The following is a quotation of 35 U.S.C. 112 (pre-AIA ), second paragraph:
The specification shall conclude with one or more claims particularly pointing out and distinctly claiming the subject matter which the applicant regards as his invention.
Claims 12-17 rejected under 35 U.S.C. 112(b) or 35 U.S.C. 112 (pre-AIA ), second paragraph, as being indefinite for failing to particularly point out and distinctly claim the subject matter which the inventor or a joint inventor (or for applications subject to pre-AIA 35 U.S.C. 112, the applicant), regards as the invention.
Claim 12 recites “information” in line 5. This limitation was already recited in line 5 of claim 1. It is unclear to the Examiner whether the limitation in line 5 of claim 12 is the same or different from the limitation in line 5 of claim 1.
Claim 12 recites “a video” in line 7. This limitation was already recited in line 6 of claim 1. It is unclear to the Examiner whether the limitation in line 7 of claim 12 is the same or different from the limitation in line 6 of claim 1.
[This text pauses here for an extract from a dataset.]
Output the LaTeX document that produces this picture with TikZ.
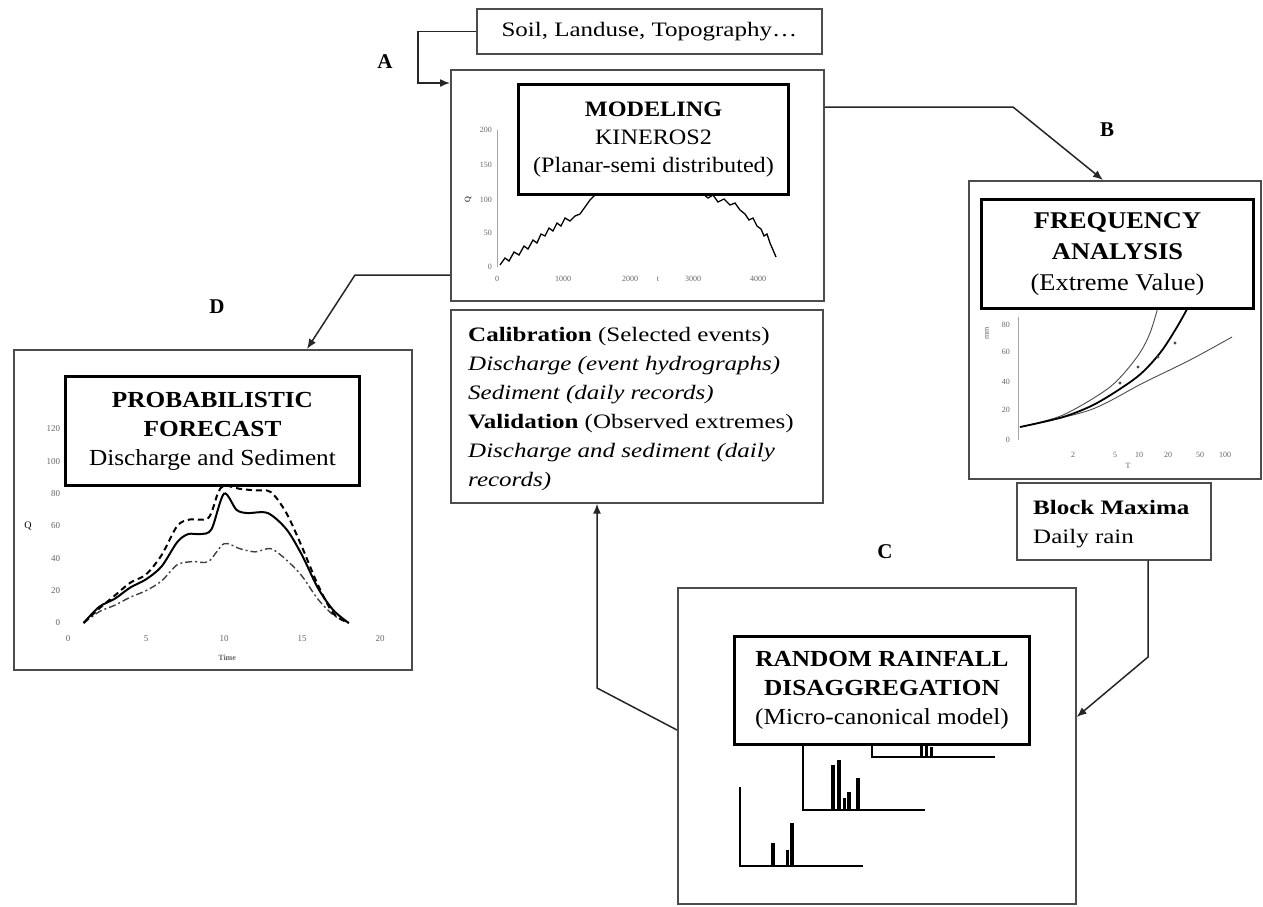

Claim 12 recites “a video signal” in line 7. This limitation was already recited in line 3 of claim 1. It is unclear to the Examiner whether the limitation in line 7 of claim 12 is the same or different from the limitation in line 3 of claim 1.
Claims 13-17 are rejected to as being dependent upon a rejected claim 12.
Claim Rejections - 35 USC § 103
In the event the determination of the status of the application as subject to AIA 35 U.S.C. 102 and 103 (or as subject to pre-AIA 35 U.S.C. 102 and 103) is incorrect, any correction of the statutory basis (i.e., changing from AIA to pre-AIA ) for the rejection will not be considered a new ground of rejection if the prior art relied upon, and the rationale supporting the rejection, would be the same under either status.
The following is a quotation of 35 U.S.C. 103 which forms the basis for all obviousness rejections set forth in this Office action:
A patent for a claimed invention may not be obtained, notwithstanding that the claimed invention is not identically disclosed as set forth in section 102, if the differences between the claimed invention and the prior art are such that the claimed invention as a whole would have been obvious before the effective filing date of the claimed invention to a person having ordinary skill in the art to which the claimed invention pertains. Patentability shall not be negated by the manner in which the invention was made.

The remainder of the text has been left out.